In fact, I'm more convinced than ever that the iPhone 14 Pro models will wind up costing more than their iPhone 13 Pro equivalents. And it's the new MacBook Air 2022 that's made me so sure.
In case you missed the news, Apple took the wraps off a new version of the MacBook Air, powered by the company's brand new Apple M2 processor. The new generation of Apple silicon promises twice the performance of the original M1 while using half the power.
It's an impressive bit of hardware as we learned during our MacBook Air (2022) hands-on time, so it's probably not a surprise that Apple plans to charge $1,199 for the base model when it goes on sale next month. That's a $200 premium over what the MacBook Air M1 sells for, which is staying in Apple's lineup.
Apple's MacBook Air presentation at WWDC really didn't go into an explanation as to why Apple boosted prices for this model, but you can glean the rationale from what the company did talk about. Besides the improved system-on-chip, the latest MacBook Air is lighter and thinner than what came before it, even though the screen is slightly larger.
More importantly, the display is 25% brighter than the last MacBook Air, and Apple's laptop now supports 67W charging (if you spring for the faster charger, that is). In other words, there's enough improvements here to justify the higher cost — or at lest make you feel like you're getting something more for the extra money you've been asked to spend over the MacBook Air M1.
Left unsaid at WWDC was the state of the components market right now. Laptop parts cost more than they used to, and hardware makers like Apple won't necessarily be able to absorb the higher cost of building their machines. Some of that's going to get passed on to consumers, which could be what's happening here.
What the new MacBook Air could mean for iPhone 14
So how does that impact the iPhone 14 in general and the Pro models in particular? Well, the same conditions affecting component costs impact the entire tech world, phones included. Also, if you were to use rumors about Apple's upcoming phones for an iPhone 14 vs. iPhone 14 Pro comparison, you'd have to conclude that the Pro is getting the more substantial features in this round of updates.
Specifically, it's the iPhone 14 Pro and iPhone 14 Pro Max that are tipped to replace Apple's notched display with camera and Face ID cutouts. The Pro phones are also expected to feature a new A16 processor, leaving the iPhone 14 and iPhone 14 Max to run on a variant of the current A15 chipset. The main camera on the iPhone 14 Pro could get a boost to 48MP, and we haven't even talked about the faster-refreshing displays that already separate the standard iPhone from its Pro sibling.
In other words, Apple is reportedly packing a lot of impressive changes into the iPhone 14 Pro, just as it did with the MacBook Air 2022. It's not unreasonable to assume a similar price hike could be in the works as well.
That certainly seems to be what the rumor mill thinks is going to happen. While the iPhone 14 is tipped to retain its $799 starting price, one persistent rumor has the iPhone 14 Pro and iPhone 14 Pro Max adding $100 over what the iPhone 13 Pro equivalents cost. That would put the iPhone 14 Pro at $1,099 while the iPhone 14 Pro Max would go for $1,199.

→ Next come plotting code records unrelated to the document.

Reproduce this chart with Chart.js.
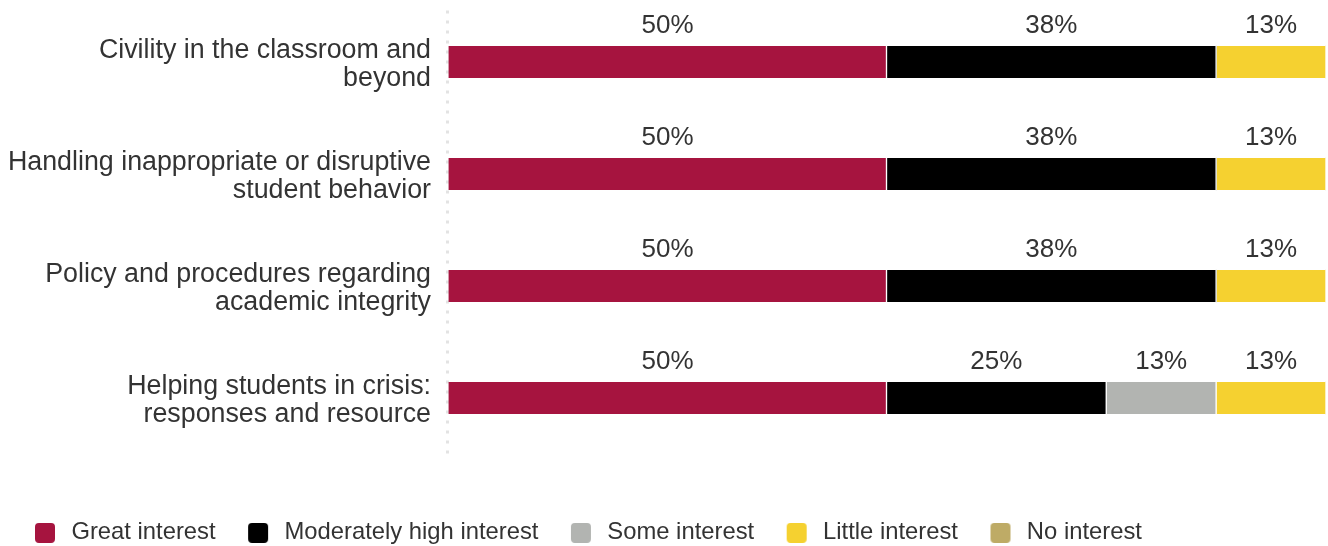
<!DOCTYPE html>
<html>
<head>
<meta charset="utf-8">
<script src="https://cdn.jsdelivr.net/npm/chart.js@4.4.1/dist/chart.umd.min.js"></script>
<style>
  html, body { margin: 0; padding: 0; background: #ffffff; }
  #wrap { width: 1328px; height: 546px; position: relative; }
</style>
</head>
<body>
<div id="wrap"><canvas id="chart"></canvas></div>
<script>
// ---- data ----
const categories = [
  ['Civility in the classroom and', 'beyond'],
  ['Handling inappropriate or disruptive', 'student behavior'],
  ['Policy and procedures regarding', 'academic integrity'],
  ['Helping students in crisis:', 'responses and resource']
];
const seriesNames = ['Great interest', 'Moderately high interest', 'Some interest', 'Little interest', 'No interest'];
const greatInterest          = [50, 50, 50, 50];
const moderatelyHighInterest = [37.5, 37.5, 37.5, 25];
const someInterest           = [0, 0, 0, 12.5];
const littleInterest         = [12.5, 12.5, 12.5, 12.5];
const noInterest             = [0, 0, 0, 0];
const seriesColors = ['#A6143F', '#000000', '#B2B4B1', '#F5D130', '#BEAB66'];

const FONT = '"Liberation Sans", Arial, Helvetica, sans-serif';
const TEXT = '#333333';

function swatch(color) {
  const c = document.createElement('canvas');
  c.width = 44; c.height = 20;
  const g = c.getContext('2d');
  const x = 21, y = 0, w = 20, h = 20, r = 4;
  g.fillStyle = color;
  g.beginPath();
  g.moveTo(x + r, y);
  g.lineTo(x + w - r, y);
  g.arcTo(x + w, y, x + w, y + r, r);
  g.lineTo(x + w, y + h - r);
  g.arcTo(x + w, y + h, x + w - r, y + h, r);
  g.lineTo(x + r, y + h);
  g.arcTo(x, y + h, x, y + h - r, r);
  g.lineTo(x, y + r);
  g.arcTo(x, y, x + r, y, r);
  g.closePath();
  g.fill();
  return c;
}
const swatches = seriesColors.map(swatch);

const seriesData = [greatInterest, moderatelyHighInterest, someInterest, littleInterest, noInterest];

const valueLabels = {
  id: 'valueLabels',
  afterDatasetsDraw(chart) {
    const ctx = chart.ctx;
    ctx.save();
    ctx.font = '26px ' + FONT;
    ctx.fillStyle = TEXT;
    ctx.textAlign = 'center';
    ctx.textBaseline = 'middle';
    chart.data.datasets.forEach((ds, di) => {
      const meta = chart.getDatasetMeta(di);
      meta.data.forEach((bar, i) => {
        const v = ds.data[i];
        if (!v) return;
        const p = bar.getProps(['x', 'y', 'base', 'height'], true);
        ctx.fillText(Math.round(v) + '%', (p.x + p.base) / 2, p.y - p.height / 2 - 20);
      });
    });
    ctx.restore();
  }
};

new Chart(document.getElementById('chart'), {
  type: 'bar',
  data: {
    labels: categories,
    datasets: seriesNames.map((name, i) => ({
      label: name,
      data: seriesData[i],
      backgroundColor: seriesColors[i],
      borderColor: '#ffffff',
      borderWidth: { left: i === 0 ? 0 : 1, right: 1, top: 0, bottom: 0 },
      borderSkipped: false,
      barThickness: 32
    }))
  },
  options: {
    indexAxis: 'y',
    responsive: true,
    maintainAspectRatio: false,
    animation: false,
    devicePixelRatio: 1,
    layout: { padding: { left: 2.5, right: 2, top: 6, bottom: -8.75 } },
    scales: {
      x: {
        stacked: true,
        min: 0,
        max: 100,
        ticks: { display: false, stepSize: 10 },
        grid: {
          display: true,
          drawTicks: false,
          lineWidth: 3,
          color: (c) => (c.tick && c.tick.value === 0 ? '#e3e3e3' : 'rgba(0,0,0,0)')
        },
        border: { display: false, dash: [3, 7], dashOffset: 5.5 },
        afterFit: (s) => { s.height = 57; }
      },
      y: {
        stacked: true,
        grid: { display: false, drawTicks: false },
        border: { display: false },
        ticks: {
          color: TEXT,
          padding: 16,
          autoSkip: false,
          labelOffset: 3,
          font: { size: 26.8, family: FONT, lineHeight: 1.045 }
        },
        afterFit: (s) => { s.width = 444.5; s.paddingTop = 0; s.paddingBottom = 0; }
      }
    },
    plugins: {
      tooltip: { enabled: false },
      legend: {
        position: 'bottom',
        align: 'start',
        labels: {
          usePointStyle: true,
          pointStyleWidth: 47,
          padding: 10,
          color: TEXT,
          font: { size: 23.8, family: FONT },
          generateLabels: (chart) =>
            Chart.defaults.plugins.legend.labels.generateLabels(chart).map((it, i) => ({
              ...it, pointStyle: swatches[i], fontColor: TEXT
            }))
        }
      }
    }
  },
  plugins: [valueLabels]
});
</script>
</body>
</html>
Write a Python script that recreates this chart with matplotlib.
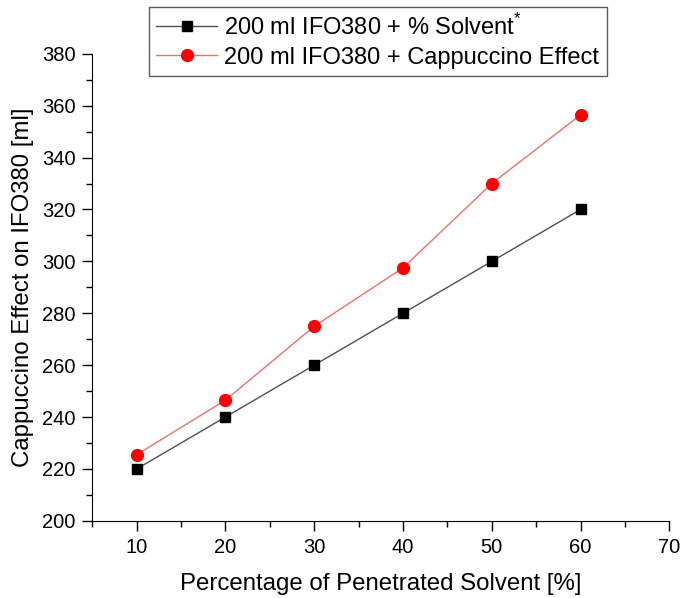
import matplotlib
matplotlib.use('Agg')
import matplotlib.pyplot as plt
from matplotlib.ticker import MultipleLocator

# data
solvent_pct = [10, 20, 30, 40, 50, 60]
solvent_ml = [220, 240, 260, 280, 300, 320]
cappuccino_ml = [225.5, 246.5, 275, 297.5, 330, 356.5]

label_solvent = '200 ml IFO380 + % Solvent$^{*}$'
label_capp = '200 ml IFO380 + Cappuccino Effect'

plt.rcParams['font.family'] = ['Liberation Sans', 'DejaVu Sans']
plt.rcParams['mathtext.fontset'] = 'custom'
plt.rcParams['mathtext.rm'] = 'Liberation Sans'

fig = plt.figure(figsize=(6.83, 5.98), dpi=100)
ax = fig.add_axes([0.135, 0.129, 0.845, 0.781])

ax.plot(solvent_pct, solvent_ml, color='#505050', lw=1, marker='s',
        markersize=7.5, markerfacecolor='black', markeredgecolor='black',
        label=label_solvent)
ax.plot(solvent_pct, cappuccino_ml, color='#f07070', lw=1, marker='o',
        markersize=8.5, markerfacecolor='#ff0000', markeredgecolor='#ff0000',
        label=label_capp)

ax.set_xlim(5, 70)
ax.set_ylim(200, 380)
ax.xaxis.set_major_locator(MultipleLocator(10))
ax.xaxis.set_minor_locator(MultipleLocator(5))
ax.yaxis.set_major_locator(MultipleLocator(20))
ax.yaxis.set_minor_locator(MultipleLocator(10))
ax.set_xticks([10, 20, 30, 40, 50, 60, 70])

ax.spines['top'].set_visible(False)
ax.spines['right'].set_visible(False)
ax.tick_params(which='major', direction='out', length=7, width=1,
               labelsize=14.5, pad=5)
ax.tick_params(which='minor', direction='out', length=4, width=1)

ax.set_xlabel('Percentage of Penetrated Solvent [%]', fontsize=17.3,
              labelpad=12)
ax.set_ylabel('Cappuccino Effect on IFO380 [ml]', fontsize=17.3, labelpad=6)

leg = fig.legend(loc='upper center', bbox_to_anchor=(0.553, 0.997),
                 fontsize=17, frameon=True, fancybox=False, handlelength=2.6,
                 borderpad=0.3, labelspacing=0.3, handletextpad=0.3,
                 borderaxespad=0.2)
leg.get_frame().set_edgecolor('#333333')
leg.get_frame().set_linewidth(1)

fig.savefig('out.png', dpi=100)
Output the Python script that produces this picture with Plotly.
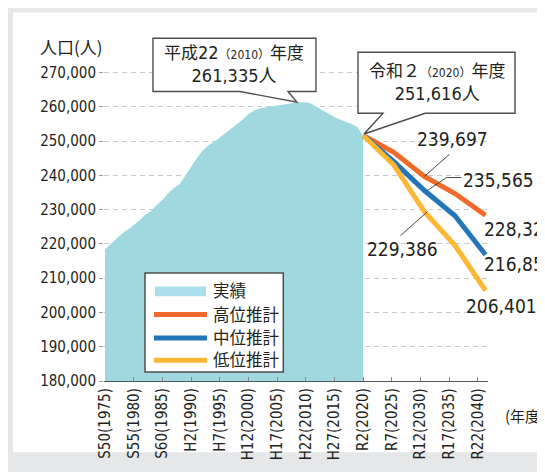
import plotly.graph_objects as go

# ---------------- data ----------------
years_actual = list(range(1975, 2021))
pop_actual = [218400, 220000, 221500, 223000, 224200, 225400, 226800, 228500, 229600, 231300,
              232800, 234700, 236300, 237400, 240000, 242200, 244900, 247200, 248700, 249700,
              251000, 252300, 253400, 254800, 256200, 257800, 258900, 259600, 259900, 260200,
              260400, 260570, 260900, 261200, 261330, 261335, 260900, 259900, 259000, 257900,
              257000, 256310, 255700, 255000, 254100, 251616]

years_proj = [2020, 2025, 2030, 2035, 2040]
pop_high = [251616, 246700, 239697, 234700, 228328]
pop_mid = [251616, 244000, 235565, 228200, 216854]
pop_low = [251616, 243000, 229386, 219600, 206401]

x_tick_years = [1975, 1980, 1985, 1990, 1995, 2000, 2005, 2010, 2015, 2020, 2025, 2030, 2035, 2040]
x_tick_labels = ["S50(1975)", "S55(1980)", "S60(1985)", "H2(1990)", "H7(1995)", "H12(2000)",
                 "H17(2005)", "H22(2010)", "H27(2015)", "R2(2020)", "R7(2025)", "R12(2030)",
                 "R17(2035)", "R22(2040)"]
y_tick_vals = [180000, 190000, 200000, 210000, 220000, 230000, 240000, 250000, 260000, 270000]

series_names = ["実績", "高位推計", "中位推計", "低位推計"]
peak_year, peak_value = 2010, 261335
base_year, base_value = 2020, 251616
label_year = 2030

# ---------------- styles ----------------
C_AREA = "#a0d8e0"
C_AREA_LEG = "#aadded"
C_HIGH = "#f26a2a"
C_MID = "#2474ba"
C_LOW = "#fdb733"
C_TEXT = "#231f20"
C_BOX = "#4d4d4d"
F_NUM = "DejaVu Sans Condensed, Noto Sans CJK JP, sans-serif"
F_JP = "Noto Sans CJK JP, sans-serif"

OFF = 8  # page body margin
W, H = 545, 472
L, R, T, B = 104, 488, 30, 390          # plot area in page pixels
X_RANGE = [1974.826, 2041.80]
X2_RANGE = [1977.56, 2040.41]
Y_RANGE = [180000, 282400]


def fmt(v):
    return f"{v // 1000},{v % 1000:03d}"


def pp(px, py):
    return (px - L) / (R - L), (B - py) / (B - T)


def xp(year):
    return (year - X_RANGE[0]) / (X_RANGE[1] - X_RANGE[0])


def yp(v):
    return (v - Y_RANGE[0]) / (Y_RANGE[1] - Y_RANGE[0])


fig = go.Figure()
fig.add_trace(go.Scatter(x=years_actual, y=pop_actual, mode="lines", fill="tozeroy",
                         line=dict(width=0, color=C_AREA), fillcolor=C_AREA,
                         name=series_names[0], showlegend=False, hoverinfo="x+y"))
for vals, col, nm in [(pop_high, C_HIGH, series_names[1]),
                      (pop_mid, C_MID, series_names[2]),
                      (pop_low, C_LOW, series_names[3])]:
    fig.add_trace(go.Scatter(x=years_proj, y=vals, mode="lines", xaxis="x2",
                             line=dict(width=5, color=col), name=nm, showlegend=False))

shapes = []
# frame
x0, y0 = pp(6, 490)
x1, y1 = pp(600, 4)
shapes.append(dict(type="rect", xref="paper", yref="paper", x0=x0, y0=y0, x1=x1, y1=y1,
                   fillcolor="#e6e7e8", line=dict(width=0), layer="below"))
x0, y0 = pp(13, 463)
x1, y1 = pp(600, 12)
shapes.append(dict(type="rect", xref="paper", yref="paper", x0=x0, y0=y0, x1=x1, y1=y1,
                   fillcolor="white", line=dict(width=0), layer="below"))


def callout(year, value, left, right, top, bottom, b1, b2, tip):
    path = (f"M{left},{bottom} L{left},{top} L{right},{top} L{right},{bottom} "
            f"L{b2},{bottom} L{tip[0]},{tip[1]} L{b1},{bottom} Z")
    return dict(type="path", xref="paper", yref="paper", xsizemode="pixel", ysizemode="pixel",
                xanchor=xp(year), yanchor=yp(value), path=path, fillcolor="white",
                line=dict(color=C_BOX, width=1.4))


shapes.append(callout(peak_year, peak_value, -152.7, 10.3, 64, 10.7, -65.7, -17.7, (-8.7, 0)))
shapes.append(callout(base_year, base_value, -5, 152, 83.2, 22.2, 20, 62, (1, 1.5)))

# leader lines for 2030 labels
for val, path in [(pop_high[2], "M0,0 L25,22"),
                  (pop_mid[2], "M3,0 L22,13 L37,13"),
                  (pop_low[2], "M3,0 L-24,-24")]:
    shapes.append(dict(type="path", xref="x2", yref="y", xsizemode="pixel", ysizemode="pixel",
                       xanchor=label_year, yanchor=val, path=path,
                       line=dict(color="#333333", width=0.9)))

# manual legend
x0, y0 = pp(145, 380.7)
x1, y1 = pp(283.3, 279.3)
shapes.append(dict(type="rect", xref="paper", yref="paper", x0=x0, y0=y0, x1=x1, y1=y1,
                   fillcolor="white", line=dict(color=C_BOX, width=1.5)))
x0, y0 = pp(155, 303)
x1, y1 = pp(206, 293)
shapes.append(dict(type="rect", xref="paper", yref="paper", x0=x0, y0=y0, x1=x1, y1=y1,
                   fillcolor=C_AREA_LEG, line=dict(width=0)))
leg_rows = [(321.7, C_HIGH), (346, C_MID), (368.7, C_LOW)]
for yy, col in leg_rows:
    x0, y0 = pp(154, yy)
    x1, _ = pp(207, yy)
    shapes.append(dict(type="line", xref="paper", yref="paper", x0=x0, y0=y0, x1=x1, y1=y0,
                       line=dict(color=col, width=5)))

annotations = []
leg_text_y = [296.5, 321.5, 344.5, 367.5]
for nm, yy in zip(series_names, leg_text_y):
    ax, ay = pp(211, yy)
    annotations.append(dict(xref="paper", yref="paper", x=ax, y=ay, text=nm, showarrow=False,
                            xanchor="left", yanchor="middle",
                            font=dict(family=F_JP, size=16.5, color=C_TEXT)))

# callout texts
t1 = (f"<span style='font-size:17px'>平成</span>22<span style='font-size:12px'>（{peak_year}）</span>"
      f"<span style='font-size:17px'>年度</span><br>{fmt(peak_value)}人")
t2 = (f"<span style='font-size:17px'>令和２</span><span style='font-size:12px'>（{base_year}）</span>"
      f"<span style='font-size:17px'>年度</span><br>{fmt(base_value)}人")
annotations.append(dict(xref="x", yref="y", x=peak_year, y=peak_value, xshift=-71.2, yshift=38,
                        text=t1, showarrow=False, align="center",
                        font=dict(family=F_NUM, size=18, color=C_TEXT)))
annotations.append(dict(xref="x", yref="y", x=base_year, y=base_value, xshift=73.5, yshift=52.7,
                        text=t2, showarrow=False, align="center",
                        font=dict(family=F_NUM, size=18, color=C_TEXT)))

# value labels
val_labels = [
    (label_year, pop_high[2], 27.6, 37, "center"),
    (label_year, pop_mid[2], 73.6, 10.6, "center"),
    (label_year, pop_low[2], -22.4, -37.6, "center"),
    (years_proj[-1], pop_high[-1], -3.5, -14, "left"),
    (years_proj[-1], pop_mid[-1], -3.5, -9.6, "left"),
    (years_proj[-1], pop_low[-1], -21.5, -15.8, "left"),
]
for yr, v, xs, ys, anc in val_labels:
    annotations.append(dict(xref="x2", yref="y", x=yr, y=v, xshift=xs, yshift=ys,
                            text=fmt(v), showarrow=False, xanchor=anc, yanchor="middle",
                            font=dict(family=F_NUM, size=19, color=C_TEXT)))

ax, ay = pp(38, 47)
annotations.append(dict(xref="paper", yref="paper", x=ax, y=ay, text="人口(人)", showarrow=False,
                        xanchor="left", yanchor="middle",
                        font=dict(family=F_JP, size=17, color=C_TEXT)))
ax, ay = pp(525, 425)
annotations.append(dict(xref="paper", yref="paper", x=ax, y=ay, text="(年度)", showarrow=False,
                        xanchor="center", yanchor="middle",
                        font=dict(family=F_JP, size=15, color=C_TEXT)))

fig.update_layout(
    width=W - OFF, height=H - OFF,
    margin=dict(l=L - OFF, r=W - R, t=T - OFF, b=H - B, pad=0),
    paper_bgcolor="white", plot_bgcolor="rgba(0,0,0,0)",
    showlegend=False,
    xaxis=dict(range=X_RANGE, tickvals=x_tick_years, ticktext=x_tick_labels, tickangle=-90,
               showline=True, linecolor="#555555", linewidth=1.2, ticks="inside", ticklen=4,
               tickcolor="#888888", showgrid=False, zeroline=False,
               tickfont=dict(family=F_NUM, size=15, color=C_TEXT)),
    xaxis2=dict(range=X2_RANGE, overlaying="x", visible=False),
    yaxis=dict(range=Y_RANGE, tickvals=y_tick_vals, ticktext=[fmt(v) for v in y_tick_vals],
               showline=False, ticks="outside", ticklen=4, tickcolor="#999999",
               showgrid=True, gridcolor="#c9c9c9", gridwidth=1, griddash="5px,4px",
               zeroline=False, tickfont=dict(family=F_NUM, size=15, color=C_TEXT)),
    shapes=shapes,
    annotations=annotations,
)

fig.write_html("out.html")
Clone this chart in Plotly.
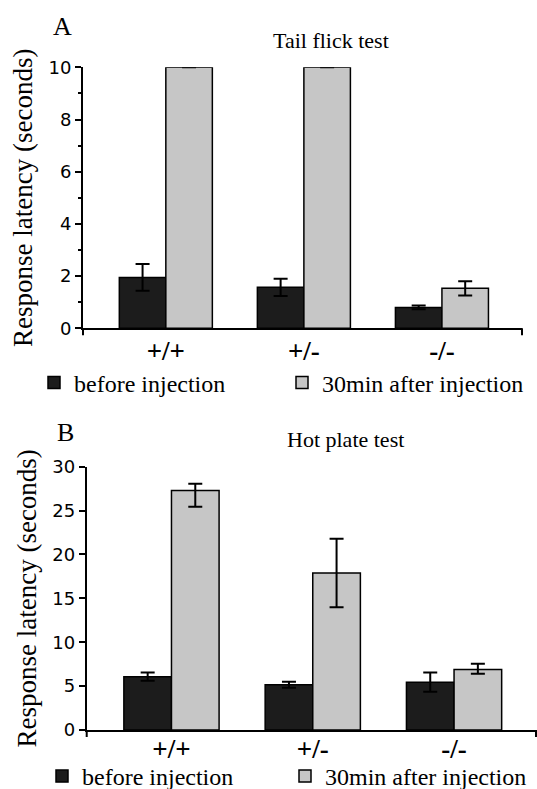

At a time when people are feeling the pinch of rising prices from all directions, it would seem counterintuitive for Apple to charge more on what is, at the end of the day, a discretionary item. (A mobile phone may be essential to have, but one that costs more than $1,000 certainly isn't.) With the MacBook Air 2022, Apple seems to be betting that people will pay up for a quality product that brings more to the table than the lower cost version. And I'm guessing that philosophy carries over to the iPhones in the fall.
The usual caveats about projected prices on unannounced products are in play here, especially since laptops and phones aren't the same thing. If Apple ends up keeping iPhone pricing in place for the iPhone 14, no one will be more pleased than me. And yet, I still think it's worth planning on higher prices in the fall, because all the signs are starting to point that way.